'''

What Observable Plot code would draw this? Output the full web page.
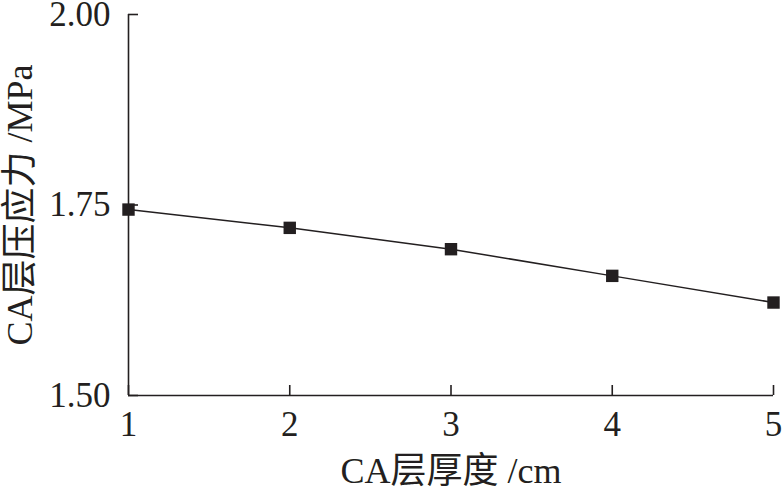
<!DOCTYPE html>
<html><head><meta charset="utf-8">
<script src="https://cdn.jsdelivr.net/npm/d3@7"></script>
<script src="https://cdn.jsdelivr.net/npm/@observablehq/plot@0.6"></script>
<style>body{margin:0;background:#fff}</style>
</head><body><div id="chart"></div>
<script>
const thickness = [1, 2, 3, 4, 5];
const stress = [1.744, 1.720, 1.692, 1.657, 1.622];
const yTicks = [1.50, 1.75, 2.00];
const xTicks = [1, 2, 3, 4, 5];
const xLabel = "CA层厚度 /cm";
const yLabel = "CA层压应力 /MPa";

const W = 783, H = 492, mL = 128, mR = 10, mT = 14, mB = 97;
const ink = "#231f20";
const font = "'Liberation Serif','Noto Sans CJK SC',serif";
const data = thickness.map((t, i) => ({t, s: stress[i]}));

const chart = Plot.plot({
  width: W, height: H,
  marginLeft: mL, marginRight: mR, marginTop: mT, marginBottom: mB,
  x: {domain: [1, 5]},
  y: {domain: [1.5, 2.0]},
  style: {fontFamily: font, fontSize: "35px", color: ink, background: "white", overflow: "visible"},
  marks: [
    Plot.axisX({ticks: xTicks, tickSize: 0, tickPadding: 16, tickFormat: d => String(d), label: null, fontSize: 35}),
    Plot.axisY({ticks: yTicks, tickSize: 0, tickPadding: 18, tickFormat: d3.format(".2f"), label: null, fontSize: 35}),
    Plot.ruleX([1], {stroke: ink, strokeWidth: 1.6}),
    Plot.ruleY([1.5], {stroke: ink, strokeWidth: 1.6}),
    Plot.tickX(xTicks, {x: d => d, stroke: ink, strokeWidth: 1.6, insetTop: H - mT - mB - 10}),
    Plot.tickY(yTicks, {y: d => d, stroke: ink, strokeWidth: 1.6, insetRight: W - mL - mR - 10}),
    Plot.line(data, {x: "t", y: "s", stroke: ink, strokeWidth: 1.5}),
    Plot.dot(data, {x: "t", y: "s", symbol: "square", r: 7, fill: ink, stroke: "none"}),
    Plot.text([xLabel], {frameAnchor: "bottom", textAnchor: "middle", dy: 76, fontSize: 36, fill: ink, lineAnchor: "middle"}),
    Plot.text([yLabel], {frameAnchor: "left", textAnchor: "middle", dx: -108, rotate: -90, fontSize: 36, fill: ink, lineAnchor: "middle"})
  ]
});
document.getElementById("chart").appendChild(chart);
</script>
</body></html>
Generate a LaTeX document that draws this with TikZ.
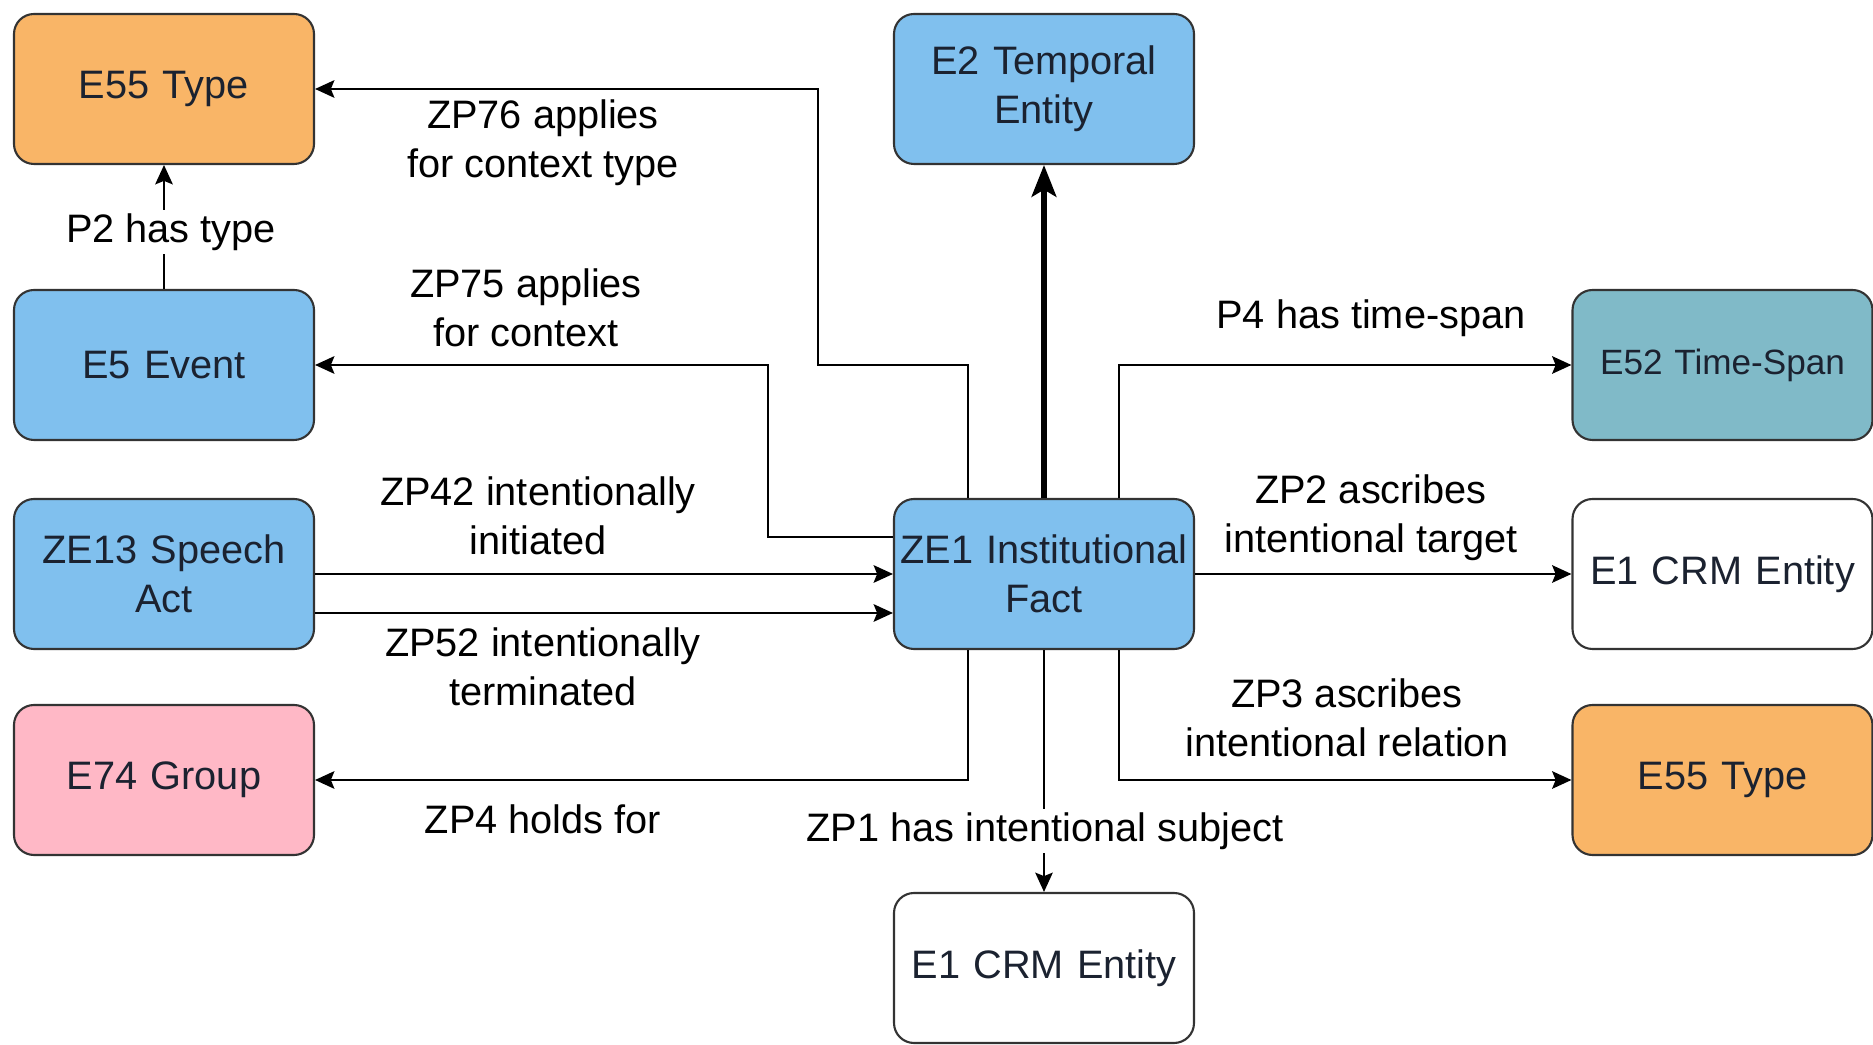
\documentclass[tikz,border=0pt]{standalone}
\usepackage{fontspec}
\setmainfont{Liberation Sans}
\usepackage{tikz}
\usetikzlibrary{positioning}
\usetikzlibrary{arrows.meta}
\usepackage{xcolor}

\definecolor{typeorange}{HTML}{F9B567}
\definecolor{entblue}{HTML}{80C0EE}
\definecolor{spanteal}{HTML}{80BAC8}
\definecolor{grouppink}{HTML}{FFB8C6}
\definecolor{inktext}{HTML}{1B2230}

\begin{document}
\begin{tikzpicture}[
  font=\fontsize{11.3}{13.9}\selectfont,
  box/.style={draw=black!80, line width=0.6pt, rounded corners=0.2cm, minimum width=3cm, minimum height=1.5cm, align=center, text width=2.95cm, inner sep=0pt, text=inktext},
  lbl/.style={align=center, text=black},
  arr/.style={line width=0.6pt, -{Stealth[length=5.5pt,width=5pt,inset=1pt]}},
  bigarr/.style={line width=1.6pt, -{Stealth[length=9pt,width=7pt,inset=2pt]}}
]

\useasboundingbox (0,0) rectangle (18.73,10.45);

% left column
\node[box, fill=typeorange] (e55) at (1.64,9.56) {E55 Type};
\node[box, fill=entblue] (e5) at (1.64,6.80) {E5 Event};
\node[box, fill=entblue] (ze13) at (1.64,4.71) {ZE13 Speech\\Act};
\node[box, fill=grouppink] (e74) at (1.64,2.65) {E74 Group};

% middle column
\node[box, fill=entblue] (e2) at (10.44,9.56) {E2 Temporal\\Entity};
\node[box, fill=entblue] (ze1) at (10.44,4.71) {ZE1 Institutional\\Fact};
\node[box, fill=white] (e1sub) at (10.44,0.77) {E1 CRM Entity};

% right column
\node[box, fill=spanteal, font=\fontsize{10}{12}\selectfont] (e52) at (17.225,6.80) {E52 Time-Span};
\node[box, fill=white] (e1tgt) at (17.225,4.71) {E1 CRM Entity};
\node[box, fill=typeorange] (e55r) at (17.225,2.65) {E55 Type};

% connectors
\draw[arr] (e5.north) -- (e55.south);
\draw[arr] ([xshift=-7.6mm]ze1.north) |- (8.18,6.80) |- (e55.east);
\draw[arr] ([yshift=3.7mm]ze1.west) -| (7.68,6.80) -- (e5.east);
\draw[arr] (ze13.east) -- (ze1.west);
\draw[arr] ([yshift=-3.9mm]ze13.east) -- ([yshift=-3.9mm]ze1.west);
\draw[arr] ([xshift=-7.6mm]ze1.south) |- (e74.east);
\draw[bigarr] (ze1.north) -- (e2.south);
\draw[arr] ([xshift=7.5mm]ze1.north) |- (e52.west);
\draw[arr] (ze1.east) -- (e1tgt.west);
\draw[arr] ([xshift=7.5mm]ze1.south) |- (e55r.west);
\draw[arr, line width=0.4pt] (ze1.south) -- (e1sub.north);

% labels
\node[lbl, fill=white, inner sep=1pt] (lp2) at (1.71,8.13) {P2 has type};
\node[lbl] (lzp76) at (5.43,9.02) {ZP76 applies\\for context type};
\node[lbl] (lzp75) at (5.26,7.37) {ZP75 applies\\for context};
\node[lbl] (lzp42) at (5.38,5.29) {ZP42 intentionally\\initiated};
\node[lbl] (lzp52) at (5.43,3.78) {ZP52 intentionally\\terminated};
\node[lbl] (lzp4) at (5.43,2.26) {ZP4 holds for};
\node[lbl, fill=white, inner sep=1pt] (lzp1) at (10.45,2.14) {ZP1 has intentional subject};
\node[lbl] (lp4) at (13.71,7.27) {P4 has time-span};
\node[lbl] (lzp2) at (13.71,5.27) {ZP2 ascribes\\intentional target};
\node[lbl] (lzp3) at (13.47,3.27) {ZP3 ascribes\\intentional relation};

\end{tikzpicture}
\end{document}
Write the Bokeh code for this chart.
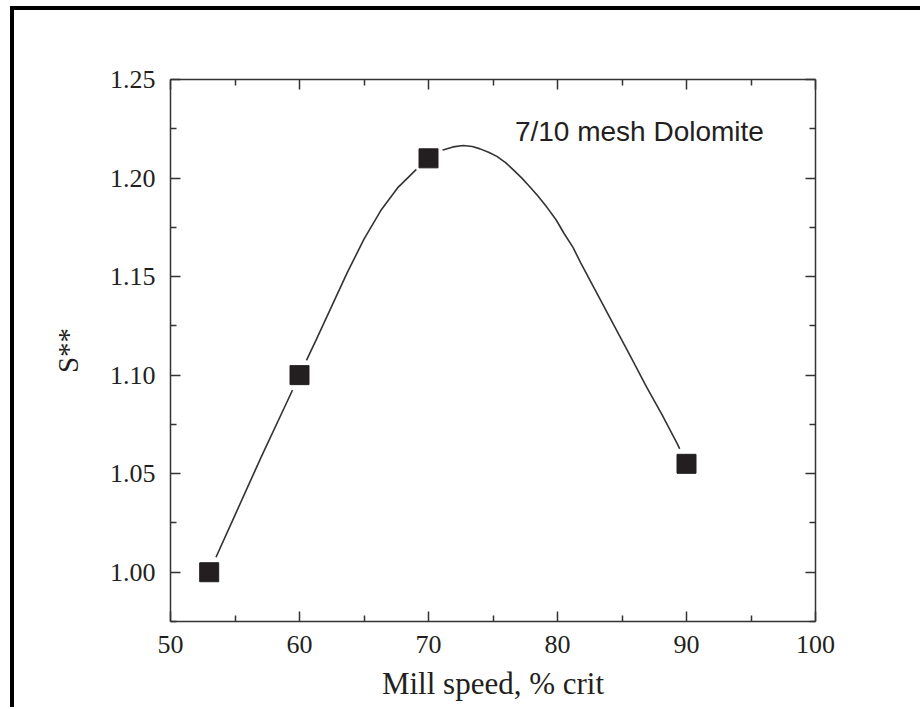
from bokeh.plotting import figure
from bokeh.models import Range1d, FixedTicker, PrintfTickFormatter, LinearAxis, Label, CustomJSTickFormatter
from bokeh.embed import file_html
from bokeh.resources import INLINE

# measured points
speed = [53, 60, 70, 90]
s_value = [1.00, 1.10, 1.21, 1.055]

# smooth guide curve
curve_x = [53, 55, 57, 59, 60, 61.3, 62.5, 63.7, 65, 66.3, 67.6, 69, 70, 71, 71.9, 72.7, 73.4, 74,
           74.7, 75.3, 76.0, 76.6, 77.2, 77.8, 78.5, 79.2, 79.9, 80.5, 81.2, 81.8, 83.1, 84.4,
           85.7, 86.9, 88.1, 89.3, 90]
curve_y = [1.000, 1.029, 1.058, 1.086, 1.100, 1.118, 1.135, 1.152, 1.169, 1.1835, 1.195, 1.204,
           1.210, 1.214, 1.2158, 1.2165, 1.2160, 1.2148, 1.2130, 1.211, 1.2077, 1.204, 1.2002,
           1.196, 1.1908, 1.185, 1.1787, 1.172, 1.1648, 1.157, 1.141, 1.125, 1.109, 1.094,
           1.080, 1.065, 1.055]

x_ticks = [50, 60, 70, 80, 90, 100]
x_minor = [55, 65, 75, 85, 95]
y_ticks = [1.00, 1.05, 1.10, 1.15, 1.20, 1.25]
y_minor = [0.975, 1.025, 1.075, 1.125, 1.175, 1.225]

INK = "#231f20"
AX = "#333333"
SERIF = "Liberation Serif"

p = figure(frame_width=645, frame_height=542,
           min_border_left=156, min_border_right=105, min_border_top=69, min_border_bottom=86,
           x_range=Range1d(50, 100), y_range=Range1d(0.975, 1.25),
           output_backend="svg", toolbar_location=None)
p.styles = {"margin-left": "10px", "margin-top": "6px",
            "border-top": "4px solid black", "border-left": "4px solid black"}
p.grid.visible = False
p.outline_line_color = None
p.background_fill_color = "white"
p.border_fill_color = "white"

def style_axis(ax, ticks, minor, labels=True):
    ax.ticker = FixedTicker(ticks=ticks, minor_ticks=minor)
    ax.axis_line_color = AX
    ax.axis_line_width = 1.5
    ax.major_tick_line_color = AX
    ax.major_tick_line_width = 1.5
    ax.minor_tick_line_color = AX
    ax.minor_tick_line_width = 1.5
    ax.major_tick_in = 10
    ax.major_tick_out = 0
    ax.minor_tick_in = 6
    ax.minor_tick_out = 0
    ax.major_label_text_font = SERIF
    ax.major_label_text_font_size = "26px"
    ax.major_label_text_color = INK
    ax.axis_label_text_font = SERIF
    ax.axis_label_text_font_style = "normal"
    ax.axis_label_text_color = INK
    if not labels:
        ax.formatter = CustomJSTickFormatter(code="return ''")
        ax.major_label_standoff = 0

xa = p.xaxis[0]
style_axis(xa, x_ticks, x_minor)
xa.axis_label = "Mill speed, % crit"
xa.axis_label_text_font_size = "31px"
xa.major_label_standoff = 14
xa.axis_label_standoff = 10

ya = p.yaxis[0]
style_axis(ya, y_ticks, y_minor)
ya.formatter = PrintfTickFormatter(format="%.2f")
ya.axis_label = "S**"
ya.axis_label_text_font_size = "29px"
ya.major_label_standoff = 15
ya.axis_label_standoff = 23

top = LinearAxis()
style_axis(top, x_ticks, x_minor, labels=False)
p.add_layout(top, "above")
right = LinearAxis()
style_axis(right, y_ticks, y_minor, labels=False)
p.add_layout(right, "right")

p.line(curve_x, curve_y, line_color=AX, line_width=1.6)
p.scatter(speed, s_value, marker="circle", size=33, fill_color="white", line_color=None)
p.scatter(speed, s_value, marker="square", size=19, fill_color=INK, line_color=INK, line_width=1)

p.add_layout(Label(x=76.7, y=1.2236, text="7/10 mesh Dolomite", text_font="Liberation Sans",
                   text_font_size="28px", text_color=INK, text_align="left",
                   text_baseline="alphabetic"))

open("out.html", "w").write(file_html(p, INLINE))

'''

WORK TO DO:
Transcribe the entries from their first line to the line that holds "const data = thickness.map((t, i)", both included, and skip every picture.

REPLY TO THE EXERCISE:
What Observable Plot code would draw this? Output the full web page.
<!DOCTYPE html>
<html><head><meta charset="utf-8">
<script src="https://cdn.jsdelivr.net/npm/d3@7"></script>
<script src="https://cdn.jsdelivr.net/npm/@observablehq/plot@0.6"></script>
<style>body{margin:0;background:#fff}</style>
</head><body><div id="chart"></div>
<script>
const thickness = [1, 2, 3, 4, 5];
const stress = [1.744, 1.720, 1.692, 1.657, 1.622];
const yTicks = [1.50, 1.75, 2.00];
const xTicks = [1, 2, 3, 4, 5];
const xLabel = "CA层厚度 /cm";
const yLabel = "CA层压应力 /MPa";

const W = 783, H = 492, mL = 128, mR = 10, mT = 14, mB = 97;
const ink = "#231f20";
const font = "'Liberation Serif','Noto Sans CJK SC',serif";
const data = thickness.map((t, i) => ({t, s: stress[i]}));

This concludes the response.